-- Start AVAILABLE RECORDS --
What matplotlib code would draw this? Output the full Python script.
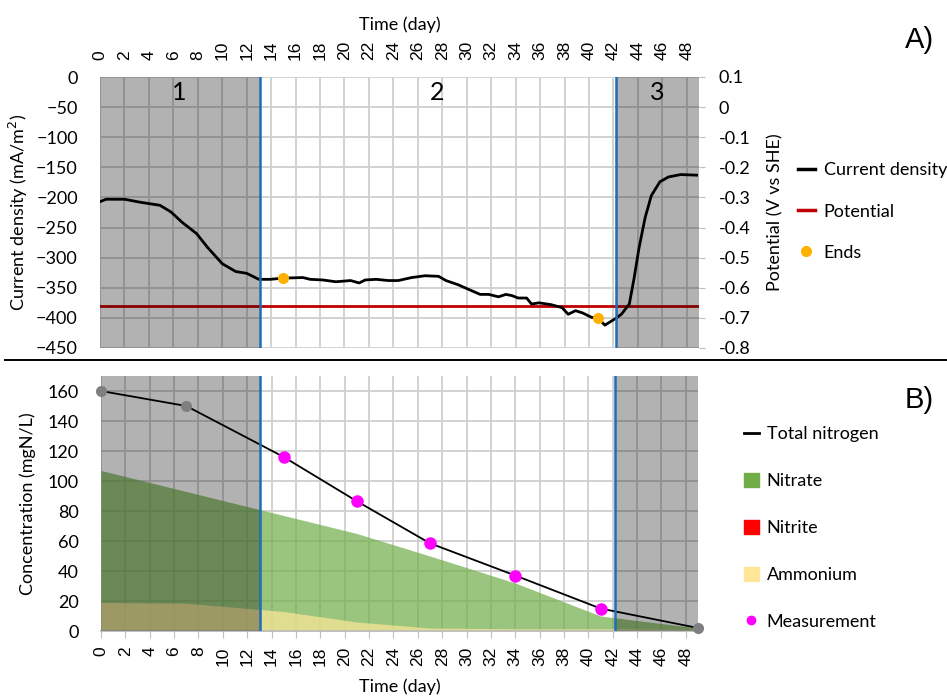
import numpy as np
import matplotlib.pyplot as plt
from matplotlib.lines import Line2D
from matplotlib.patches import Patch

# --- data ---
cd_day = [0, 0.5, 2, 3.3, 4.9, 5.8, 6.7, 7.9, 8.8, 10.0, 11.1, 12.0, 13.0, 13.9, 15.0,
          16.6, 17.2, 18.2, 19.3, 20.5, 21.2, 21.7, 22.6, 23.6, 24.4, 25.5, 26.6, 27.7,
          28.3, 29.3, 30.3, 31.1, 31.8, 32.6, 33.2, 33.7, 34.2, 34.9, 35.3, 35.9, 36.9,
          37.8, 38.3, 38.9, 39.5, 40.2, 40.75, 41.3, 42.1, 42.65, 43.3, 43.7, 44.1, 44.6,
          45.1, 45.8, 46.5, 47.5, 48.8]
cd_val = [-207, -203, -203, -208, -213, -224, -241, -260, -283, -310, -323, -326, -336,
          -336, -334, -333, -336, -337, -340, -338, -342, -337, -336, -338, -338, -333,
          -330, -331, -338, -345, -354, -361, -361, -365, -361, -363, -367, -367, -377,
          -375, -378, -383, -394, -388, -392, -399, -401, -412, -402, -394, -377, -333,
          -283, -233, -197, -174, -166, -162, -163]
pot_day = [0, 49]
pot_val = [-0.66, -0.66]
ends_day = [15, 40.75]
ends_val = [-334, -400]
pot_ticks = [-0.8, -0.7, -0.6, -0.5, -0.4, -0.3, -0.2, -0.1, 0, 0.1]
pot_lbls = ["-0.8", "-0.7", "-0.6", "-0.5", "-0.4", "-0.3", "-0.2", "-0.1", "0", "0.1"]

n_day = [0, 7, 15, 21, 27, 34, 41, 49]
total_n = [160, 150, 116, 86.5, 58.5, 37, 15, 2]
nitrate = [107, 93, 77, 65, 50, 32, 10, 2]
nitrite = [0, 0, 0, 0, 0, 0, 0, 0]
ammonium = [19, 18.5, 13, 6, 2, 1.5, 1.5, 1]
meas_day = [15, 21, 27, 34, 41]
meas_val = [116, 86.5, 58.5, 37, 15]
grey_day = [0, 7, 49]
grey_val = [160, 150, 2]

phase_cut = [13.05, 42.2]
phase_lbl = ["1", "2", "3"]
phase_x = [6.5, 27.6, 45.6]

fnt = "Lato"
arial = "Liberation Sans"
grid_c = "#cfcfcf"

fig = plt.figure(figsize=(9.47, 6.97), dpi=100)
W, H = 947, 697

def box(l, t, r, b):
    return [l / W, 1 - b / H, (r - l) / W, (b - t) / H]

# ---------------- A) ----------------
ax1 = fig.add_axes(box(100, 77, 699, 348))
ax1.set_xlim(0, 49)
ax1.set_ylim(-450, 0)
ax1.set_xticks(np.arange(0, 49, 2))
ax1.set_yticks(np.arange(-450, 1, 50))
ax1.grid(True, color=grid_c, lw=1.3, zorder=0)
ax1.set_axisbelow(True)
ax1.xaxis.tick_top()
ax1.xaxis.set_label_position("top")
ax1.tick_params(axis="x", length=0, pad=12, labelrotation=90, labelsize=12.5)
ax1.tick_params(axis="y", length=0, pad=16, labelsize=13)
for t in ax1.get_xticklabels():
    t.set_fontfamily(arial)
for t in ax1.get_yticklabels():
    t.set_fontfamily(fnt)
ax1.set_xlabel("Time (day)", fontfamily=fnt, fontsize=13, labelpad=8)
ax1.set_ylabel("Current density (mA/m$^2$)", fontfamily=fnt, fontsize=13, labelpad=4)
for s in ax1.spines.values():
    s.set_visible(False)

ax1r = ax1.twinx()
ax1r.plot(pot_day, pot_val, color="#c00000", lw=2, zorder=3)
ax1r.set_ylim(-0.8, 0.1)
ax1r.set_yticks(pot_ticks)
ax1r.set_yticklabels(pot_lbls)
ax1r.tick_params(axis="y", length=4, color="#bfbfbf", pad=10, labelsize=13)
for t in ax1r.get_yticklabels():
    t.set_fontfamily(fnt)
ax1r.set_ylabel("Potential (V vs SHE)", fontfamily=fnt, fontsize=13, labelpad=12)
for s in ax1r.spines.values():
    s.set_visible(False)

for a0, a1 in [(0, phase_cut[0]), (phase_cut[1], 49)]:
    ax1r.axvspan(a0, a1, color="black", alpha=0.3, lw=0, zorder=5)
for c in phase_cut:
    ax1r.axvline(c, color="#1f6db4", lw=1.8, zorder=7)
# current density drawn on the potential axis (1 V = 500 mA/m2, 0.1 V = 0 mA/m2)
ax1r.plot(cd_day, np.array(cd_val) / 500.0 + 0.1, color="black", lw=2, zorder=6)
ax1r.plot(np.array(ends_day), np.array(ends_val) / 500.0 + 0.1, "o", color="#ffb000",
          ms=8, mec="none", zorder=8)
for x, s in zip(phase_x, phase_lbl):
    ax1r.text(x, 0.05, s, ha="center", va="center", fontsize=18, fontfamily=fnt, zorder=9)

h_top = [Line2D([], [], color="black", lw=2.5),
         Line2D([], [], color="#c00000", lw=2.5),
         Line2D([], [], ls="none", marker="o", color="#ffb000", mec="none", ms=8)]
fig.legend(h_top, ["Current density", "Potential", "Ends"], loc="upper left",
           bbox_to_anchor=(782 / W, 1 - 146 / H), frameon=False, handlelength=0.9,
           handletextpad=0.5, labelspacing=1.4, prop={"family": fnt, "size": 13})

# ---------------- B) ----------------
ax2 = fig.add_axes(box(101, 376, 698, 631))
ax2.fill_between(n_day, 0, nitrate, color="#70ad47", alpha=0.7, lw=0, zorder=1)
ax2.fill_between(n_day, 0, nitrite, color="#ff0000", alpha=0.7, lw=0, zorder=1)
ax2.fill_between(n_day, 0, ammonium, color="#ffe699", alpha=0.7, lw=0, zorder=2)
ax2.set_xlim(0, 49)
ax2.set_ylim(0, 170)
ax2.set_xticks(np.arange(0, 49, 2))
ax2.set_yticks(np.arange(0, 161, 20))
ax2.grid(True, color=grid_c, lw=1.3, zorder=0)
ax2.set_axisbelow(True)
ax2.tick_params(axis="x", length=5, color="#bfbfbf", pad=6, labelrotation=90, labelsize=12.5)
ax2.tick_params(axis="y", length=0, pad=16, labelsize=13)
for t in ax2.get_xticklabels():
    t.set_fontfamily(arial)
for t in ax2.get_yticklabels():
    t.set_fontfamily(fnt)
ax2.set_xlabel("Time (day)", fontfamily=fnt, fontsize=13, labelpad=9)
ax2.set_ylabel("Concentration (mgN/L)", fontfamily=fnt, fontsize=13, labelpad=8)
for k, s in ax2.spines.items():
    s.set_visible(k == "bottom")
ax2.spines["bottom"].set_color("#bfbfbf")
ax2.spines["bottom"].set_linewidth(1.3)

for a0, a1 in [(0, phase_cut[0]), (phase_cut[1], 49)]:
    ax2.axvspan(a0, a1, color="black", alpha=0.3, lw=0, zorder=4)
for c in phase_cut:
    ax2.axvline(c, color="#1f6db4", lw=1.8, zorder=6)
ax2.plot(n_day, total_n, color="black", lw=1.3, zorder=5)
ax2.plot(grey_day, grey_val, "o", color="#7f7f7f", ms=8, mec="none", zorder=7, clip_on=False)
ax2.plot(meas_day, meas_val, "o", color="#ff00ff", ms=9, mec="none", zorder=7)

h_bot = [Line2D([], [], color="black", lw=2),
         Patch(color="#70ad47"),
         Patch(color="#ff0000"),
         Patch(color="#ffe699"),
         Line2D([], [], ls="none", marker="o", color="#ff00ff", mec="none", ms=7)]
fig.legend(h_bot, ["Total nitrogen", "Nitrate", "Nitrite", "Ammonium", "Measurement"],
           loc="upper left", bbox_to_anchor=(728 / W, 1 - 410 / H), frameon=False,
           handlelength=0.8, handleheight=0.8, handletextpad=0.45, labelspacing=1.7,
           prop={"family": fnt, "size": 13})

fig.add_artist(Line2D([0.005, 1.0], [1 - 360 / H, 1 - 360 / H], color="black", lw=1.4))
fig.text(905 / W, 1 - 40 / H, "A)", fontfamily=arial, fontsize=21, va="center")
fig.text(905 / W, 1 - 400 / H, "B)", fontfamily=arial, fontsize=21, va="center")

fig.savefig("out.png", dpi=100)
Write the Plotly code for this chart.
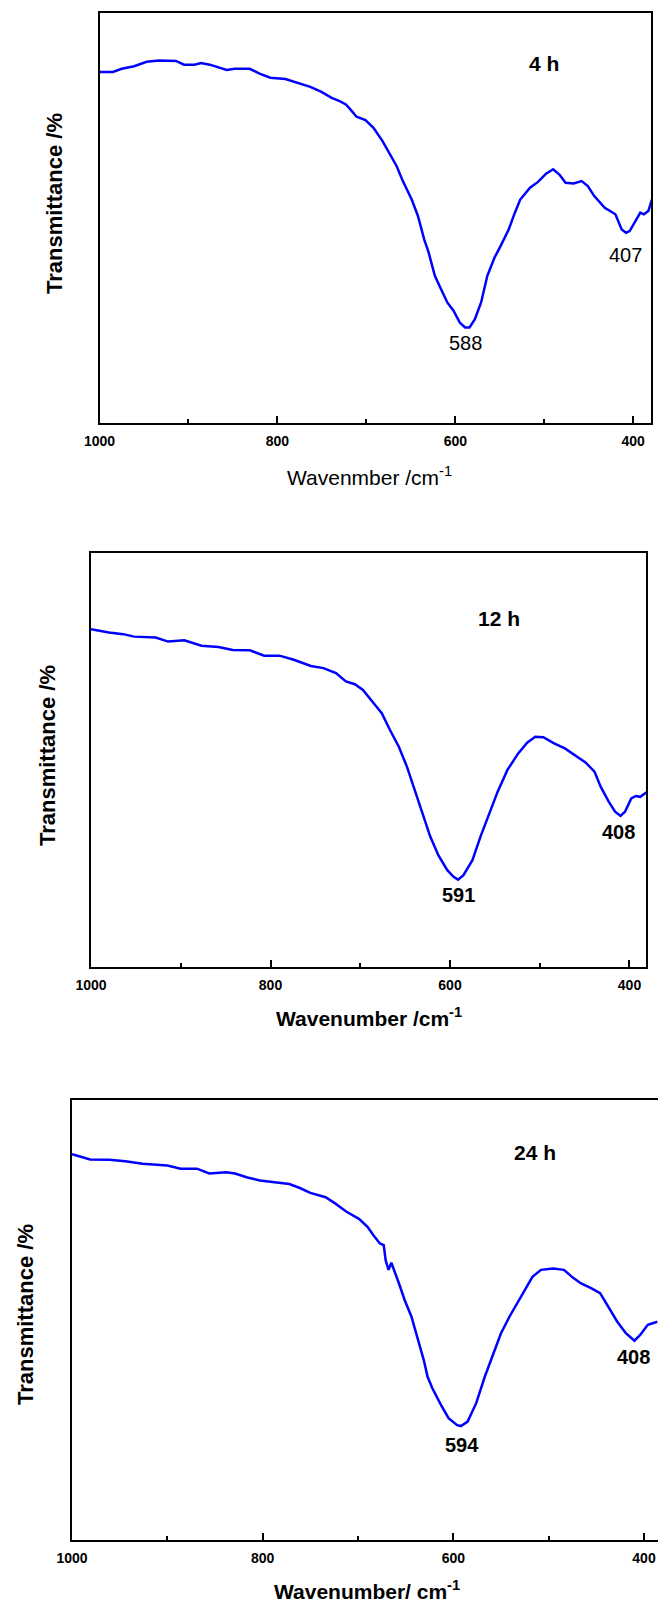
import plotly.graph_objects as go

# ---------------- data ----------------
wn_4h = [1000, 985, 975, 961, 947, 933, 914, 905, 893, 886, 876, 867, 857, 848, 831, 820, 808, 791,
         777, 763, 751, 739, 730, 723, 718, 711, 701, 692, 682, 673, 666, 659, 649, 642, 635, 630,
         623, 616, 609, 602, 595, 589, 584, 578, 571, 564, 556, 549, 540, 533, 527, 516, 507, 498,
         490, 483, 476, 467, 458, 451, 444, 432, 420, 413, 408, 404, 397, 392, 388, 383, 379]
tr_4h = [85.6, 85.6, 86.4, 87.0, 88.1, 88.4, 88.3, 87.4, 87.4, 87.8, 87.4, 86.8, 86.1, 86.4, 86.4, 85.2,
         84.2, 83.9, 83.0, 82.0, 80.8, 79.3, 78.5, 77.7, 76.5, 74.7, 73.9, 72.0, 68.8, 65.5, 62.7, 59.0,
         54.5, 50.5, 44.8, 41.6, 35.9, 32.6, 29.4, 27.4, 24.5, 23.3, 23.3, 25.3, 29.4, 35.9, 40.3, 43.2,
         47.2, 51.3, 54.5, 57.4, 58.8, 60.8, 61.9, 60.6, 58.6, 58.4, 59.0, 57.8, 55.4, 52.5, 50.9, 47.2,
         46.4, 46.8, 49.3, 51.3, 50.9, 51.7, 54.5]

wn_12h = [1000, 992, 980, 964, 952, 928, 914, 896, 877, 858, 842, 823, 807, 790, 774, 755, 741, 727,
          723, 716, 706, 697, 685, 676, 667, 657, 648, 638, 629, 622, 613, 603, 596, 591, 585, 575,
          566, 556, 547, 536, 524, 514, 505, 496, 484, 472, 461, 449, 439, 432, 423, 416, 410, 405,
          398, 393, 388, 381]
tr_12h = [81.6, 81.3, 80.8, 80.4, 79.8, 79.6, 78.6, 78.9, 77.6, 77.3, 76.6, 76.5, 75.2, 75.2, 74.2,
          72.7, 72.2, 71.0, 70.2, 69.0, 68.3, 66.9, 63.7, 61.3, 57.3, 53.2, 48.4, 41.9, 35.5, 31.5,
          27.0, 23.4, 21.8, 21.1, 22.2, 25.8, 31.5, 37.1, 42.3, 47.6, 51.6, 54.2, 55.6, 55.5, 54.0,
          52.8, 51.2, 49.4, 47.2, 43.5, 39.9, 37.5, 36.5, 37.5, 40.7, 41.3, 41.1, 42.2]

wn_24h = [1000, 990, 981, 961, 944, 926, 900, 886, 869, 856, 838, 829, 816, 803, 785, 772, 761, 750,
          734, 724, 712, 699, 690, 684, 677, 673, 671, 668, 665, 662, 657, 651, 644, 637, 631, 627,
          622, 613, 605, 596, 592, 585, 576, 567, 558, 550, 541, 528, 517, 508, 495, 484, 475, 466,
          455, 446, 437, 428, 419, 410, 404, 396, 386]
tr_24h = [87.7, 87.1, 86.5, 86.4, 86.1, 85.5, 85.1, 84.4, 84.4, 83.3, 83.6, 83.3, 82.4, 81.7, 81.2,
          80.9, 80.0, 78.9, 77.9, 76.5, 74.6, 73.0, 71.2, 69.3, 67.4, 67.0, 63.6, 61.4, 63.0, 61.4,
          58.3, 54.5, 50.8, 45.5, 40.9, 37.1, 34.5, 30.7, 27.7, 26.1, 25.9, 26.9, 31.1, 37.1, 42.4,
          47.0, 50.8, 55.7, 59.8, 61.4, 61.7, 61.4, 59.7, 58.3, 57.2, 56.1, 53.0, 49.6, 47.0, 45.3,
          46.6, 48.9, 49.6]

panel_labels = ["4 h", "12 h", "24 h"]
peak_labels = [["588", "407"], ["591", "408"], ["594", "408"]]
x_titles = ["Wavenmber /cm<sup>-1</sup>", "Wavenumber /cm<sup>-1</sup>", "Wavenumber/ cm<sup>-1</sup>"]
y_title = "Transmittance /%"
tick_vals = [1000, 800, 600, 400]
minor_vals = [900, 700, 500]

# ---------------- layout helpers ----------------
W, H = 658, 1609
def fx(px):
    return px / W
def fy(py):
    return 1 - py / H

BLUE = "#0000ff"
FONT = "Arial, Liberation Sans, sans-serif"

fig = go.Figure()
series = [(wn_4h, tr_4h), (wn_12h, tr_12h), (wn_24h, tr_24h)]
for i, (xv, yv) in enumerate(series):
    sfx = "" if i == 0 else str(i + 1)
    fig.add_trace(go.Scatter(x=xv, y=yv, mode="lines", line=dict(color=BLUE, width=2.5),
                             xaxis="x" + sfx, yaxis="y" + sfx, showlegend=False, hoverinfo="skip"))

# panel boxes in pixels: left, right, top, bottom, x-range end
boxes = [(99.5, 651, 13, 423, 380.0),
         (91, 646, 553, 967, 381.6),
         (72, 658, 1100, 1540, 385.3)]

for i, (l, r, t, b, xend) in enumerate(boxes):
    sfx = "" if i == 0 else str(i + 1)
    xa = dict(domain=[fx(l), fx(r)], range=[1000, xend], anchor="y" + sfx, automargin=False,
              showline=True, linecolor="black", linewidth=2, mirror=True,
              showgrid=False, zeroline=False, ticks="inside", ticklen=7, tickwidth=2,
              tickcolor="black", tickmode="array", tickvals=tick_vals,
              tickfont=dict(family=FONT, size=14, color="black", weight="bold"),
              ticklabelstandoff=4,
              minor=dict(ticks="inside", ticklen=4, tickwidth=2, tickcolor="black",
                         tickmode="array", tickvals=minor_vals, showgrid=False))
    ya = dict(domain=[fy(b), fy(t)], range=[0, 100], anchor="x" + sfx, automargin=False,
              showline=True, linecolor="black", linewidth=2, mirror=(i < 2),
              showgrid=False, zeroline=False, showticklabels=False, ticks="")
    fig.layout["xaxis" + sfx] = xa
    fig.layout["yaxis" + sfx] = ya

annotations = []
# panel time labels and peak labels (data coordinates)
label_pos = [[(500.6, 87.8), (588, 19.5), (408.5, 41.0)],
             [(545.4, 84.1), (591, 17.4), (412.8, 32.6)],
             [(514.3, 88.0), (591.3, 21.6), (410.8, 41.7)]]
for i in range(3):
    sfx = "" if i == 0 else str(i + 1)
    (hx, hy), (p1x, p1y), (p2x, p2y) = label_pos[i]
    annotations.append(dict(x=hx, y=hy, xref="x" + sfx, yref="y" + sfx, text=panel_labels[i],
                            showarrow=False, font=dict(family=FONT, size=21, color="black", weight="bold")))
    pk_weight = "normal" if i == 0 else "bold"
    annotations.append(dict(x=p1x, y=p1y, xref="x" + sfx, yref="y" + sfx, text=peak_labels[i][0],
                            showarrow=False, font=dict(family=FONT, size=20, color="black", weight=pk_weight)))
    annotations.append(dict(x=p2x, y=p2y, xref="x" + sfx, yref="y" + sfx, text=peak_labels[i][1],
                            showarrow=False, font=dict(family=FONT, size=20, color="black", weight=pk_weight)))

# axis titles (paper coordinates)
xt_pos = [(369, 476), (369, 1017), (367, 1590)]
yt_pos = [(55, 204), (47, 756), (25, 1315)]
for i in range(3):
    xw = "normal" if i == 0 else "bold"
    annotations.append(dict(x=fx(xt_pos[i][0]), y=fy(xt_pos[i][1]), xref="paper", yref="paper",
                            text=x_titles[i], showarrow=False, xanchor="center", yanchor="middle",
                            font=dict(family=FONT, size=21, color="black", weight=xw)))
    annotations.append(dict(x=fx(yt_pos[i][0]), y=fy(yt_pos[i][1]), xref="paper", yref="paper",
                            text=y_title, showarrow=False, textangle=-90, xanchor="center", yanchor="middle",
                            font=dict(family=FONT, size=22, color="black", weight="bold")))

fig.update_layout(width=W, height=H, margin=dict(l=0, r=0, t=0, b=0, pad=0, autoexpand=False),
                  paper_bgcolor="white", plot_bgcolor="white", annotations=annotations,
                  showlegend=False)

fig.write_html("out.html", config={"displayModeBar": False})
-- End AVAILABLE RECORDS --
• [WORK REQUIRED]:
Reproduce only the lines running from the beginning of the entries above to the line holding "from matplotlib.patches import Patch", inclusive. Pictures stay out of the copy.

• [OUTPUT FOR THIS TASK]:
What matplotlib code would draw this? Output the full Python script.
import numpy as np
import matplotlib.pyplot as plt
from matplotlib.lines import Line2D
from matplotlib.patches import Patch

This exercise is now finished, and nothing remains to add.